Begin with the first line of the material and copy each line word for word through the line that contains "employees = [497, 507, 526, 543, 576]"; the pictures are left out.
* START Dataset section *
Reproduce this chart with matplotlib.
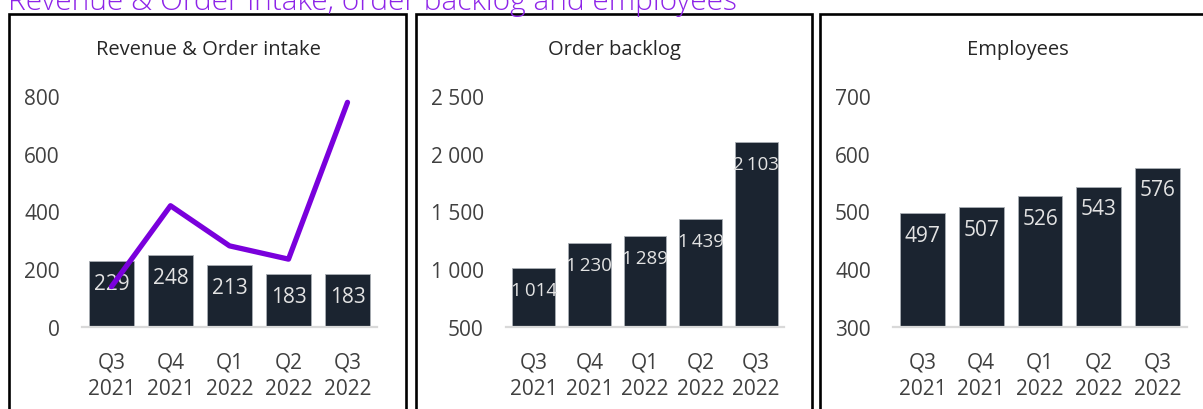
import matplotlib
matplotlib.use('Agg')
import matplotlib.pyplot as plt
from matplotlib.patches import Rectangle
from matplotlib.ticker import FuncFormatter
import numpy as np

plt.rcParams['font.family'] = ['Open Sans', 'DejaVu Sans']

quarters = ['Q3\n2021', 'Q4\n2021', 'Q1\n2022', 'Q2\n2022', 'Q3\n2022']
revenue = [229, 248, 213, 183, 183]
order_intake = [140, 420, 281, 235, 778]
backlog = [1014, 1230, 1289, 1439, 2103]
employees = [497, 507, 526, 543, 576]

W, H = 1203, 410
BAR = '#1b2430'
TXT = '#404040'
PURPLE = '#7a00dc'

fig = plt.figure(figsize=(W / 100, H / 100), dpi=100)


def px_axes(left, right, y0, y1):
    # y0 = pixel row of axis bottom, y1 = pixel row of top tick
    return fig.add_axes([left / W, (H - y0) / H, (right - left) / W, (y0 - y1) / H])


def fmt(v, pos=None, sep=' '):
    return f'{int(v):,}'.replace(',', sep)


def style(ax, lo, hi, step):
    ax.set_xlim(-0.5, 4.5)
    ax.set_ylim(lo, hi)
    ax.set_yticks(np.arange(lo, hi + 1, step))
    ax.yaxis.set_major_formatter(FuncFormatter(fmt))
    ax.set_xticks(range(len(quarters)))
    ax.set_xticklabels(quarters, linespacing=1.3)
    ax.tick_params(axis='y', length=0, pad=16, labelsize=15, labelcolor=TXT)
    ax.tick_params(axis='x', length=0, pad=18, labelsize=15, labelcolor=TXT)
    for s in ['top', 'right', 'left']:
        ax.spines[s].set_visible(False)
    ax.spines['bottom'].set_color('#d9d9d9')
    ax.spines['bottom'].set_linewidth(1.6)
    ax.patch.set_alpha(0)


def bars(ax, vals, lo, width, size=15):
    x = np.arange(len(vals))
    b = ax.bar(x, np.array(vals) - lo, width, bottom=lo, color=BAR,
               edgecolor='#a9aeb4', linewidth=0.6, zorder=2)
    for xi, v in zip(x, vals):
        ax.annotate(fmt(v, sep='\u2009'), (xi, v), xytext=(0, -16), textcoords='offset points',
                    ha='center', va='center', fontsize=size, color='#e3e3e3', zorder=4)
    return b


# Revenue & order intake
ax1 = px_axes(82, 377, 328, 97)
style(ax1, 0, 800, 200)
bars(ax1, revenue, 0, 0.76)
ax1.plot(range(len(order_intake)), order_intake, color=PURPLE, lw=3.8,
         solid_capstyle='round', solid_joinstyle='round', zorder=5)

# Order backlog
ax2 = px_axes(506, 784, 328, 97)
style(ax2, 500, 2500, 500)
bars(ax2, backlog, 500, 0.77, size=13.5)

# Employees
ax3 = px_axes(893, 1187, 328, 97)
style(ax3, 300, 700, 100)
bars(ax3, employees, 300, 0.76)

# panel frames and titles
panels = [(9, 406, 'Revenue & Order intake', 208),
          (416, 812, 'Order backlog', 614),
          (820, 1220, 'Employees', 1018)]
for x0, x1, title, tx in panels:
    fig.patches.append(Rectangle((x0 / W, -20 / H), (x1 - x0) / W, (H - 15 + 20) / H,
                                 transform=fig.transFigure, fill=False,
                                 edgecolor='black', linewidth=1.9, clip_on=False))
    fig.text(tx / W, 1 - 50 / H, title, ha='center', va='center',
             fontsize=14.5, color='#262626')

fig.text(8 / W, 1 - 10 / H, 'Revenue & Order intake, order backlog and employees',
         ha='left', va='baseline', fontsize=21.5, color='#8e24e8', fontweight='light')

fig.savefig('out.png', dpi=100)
* END Dataset section *
# Written answer:
Reproduce this chart with matplotlib.
import matplotlib
matplotlib.use('Agg')
import matplotlib.pyplot as plt
from matplotlib.patches import Rectangle
from matplotlib.ticker import FuncFormatter
import numpy as np

plt.rcParams['font.family'] = ['Open Sans', 'DejaVu Sans']

quarters = ['Q3\n2021', 'Q4\n2021', 'Q1\n2022', 'Q2\n2022', 'Q3\n2022']
revenue = [229, 248, 213, 183, 183]
order_intake = [140, 420, 281, 235, 778]
backlog = [1014, 1230, 1289, 1439, 2103]
employees = [497, 507, 526, 543, 576]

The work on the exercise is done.